The Electronic Frontier Foundation's Spot the Surveillance game is a virtual reality game which requires players to identify surveillance equipment in a panoramic image of a San Francisco street scene. Panning around this 360 degree view players are required to detect the every day surveillance equipment which is now routinely used on America's streets, such as body-worn cameras, automated license plate readers, drones, and pan-tilt-zoom cameras.
Spot the Surveillance is best played with a virtual reality headset but can be played using a standard computer browser as well.
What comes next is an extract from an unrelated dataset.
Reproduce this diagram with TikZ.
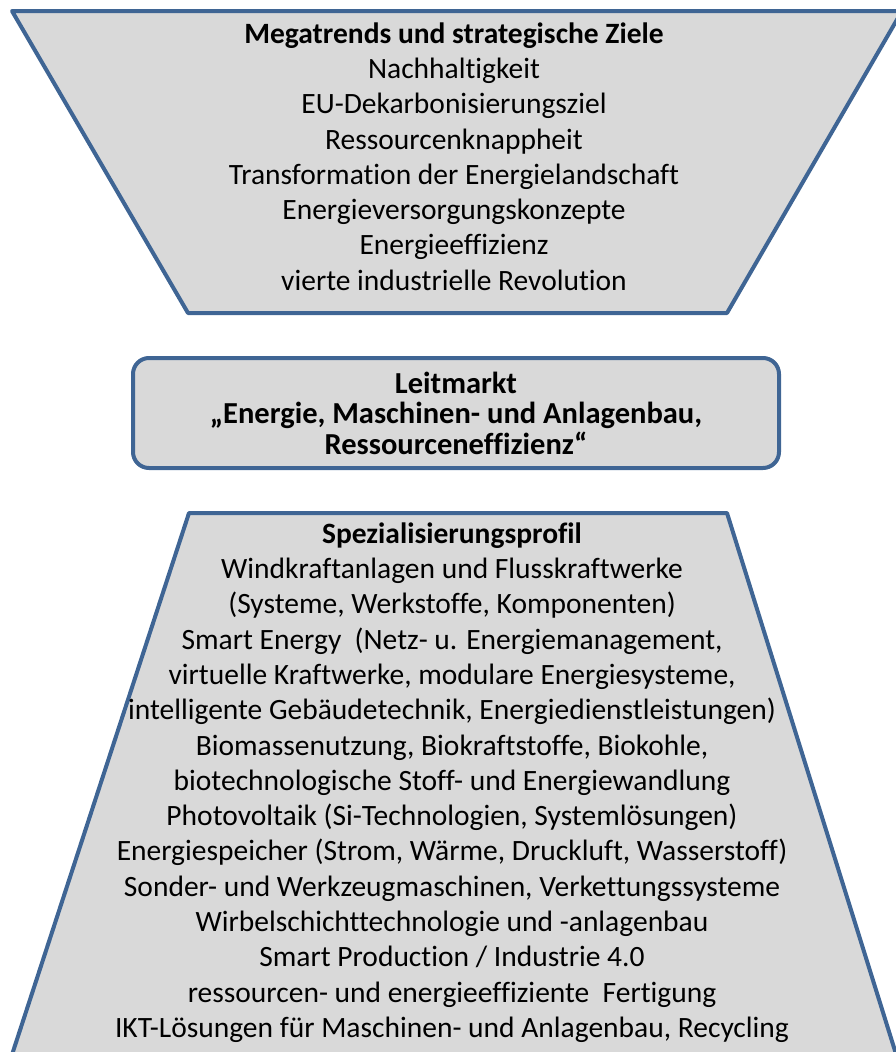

In the standard browser version of the game you simply need to click on any surveillance tech that you can spot and an information window will open confirming your guess and explaining how that tech is used.
I believe that Spot the Surveillance was originally released in 2020 but I only discovered it today via The Markup's report on A Virtual Reality Tour of Surveillance Tech at the Border. In this article Dave Maass of the Electronic Frontier Foundation takes Monique O. Madan of The Markup on a virtual reality tour of the U.S.–Mexico border.
The article includes a list of links to Google Maps Street View panoramas from a number of locations along the border, all of which contain examples of US Border Patrol surveillance technology in action.
Of course the U.S. isn't the only country in the world where surveillance technology has become ubiquitous. Surfshank's Surveillance Cities examines the density of surveillance cameras in cities around the world. By calculating the number of CCTV cameras per km2 in the world's 130 most populous cities Surveillance Cities is able to make direct comparisons between different global cities.
The article includes an interesting mapped visualization which allows you to directly compare the density of CCTV cameras in any two of the 130 cities surveyed by Surfshark. For example the screenshot above shows a comparison of the density of surveillance cameras in Los Angeles and London.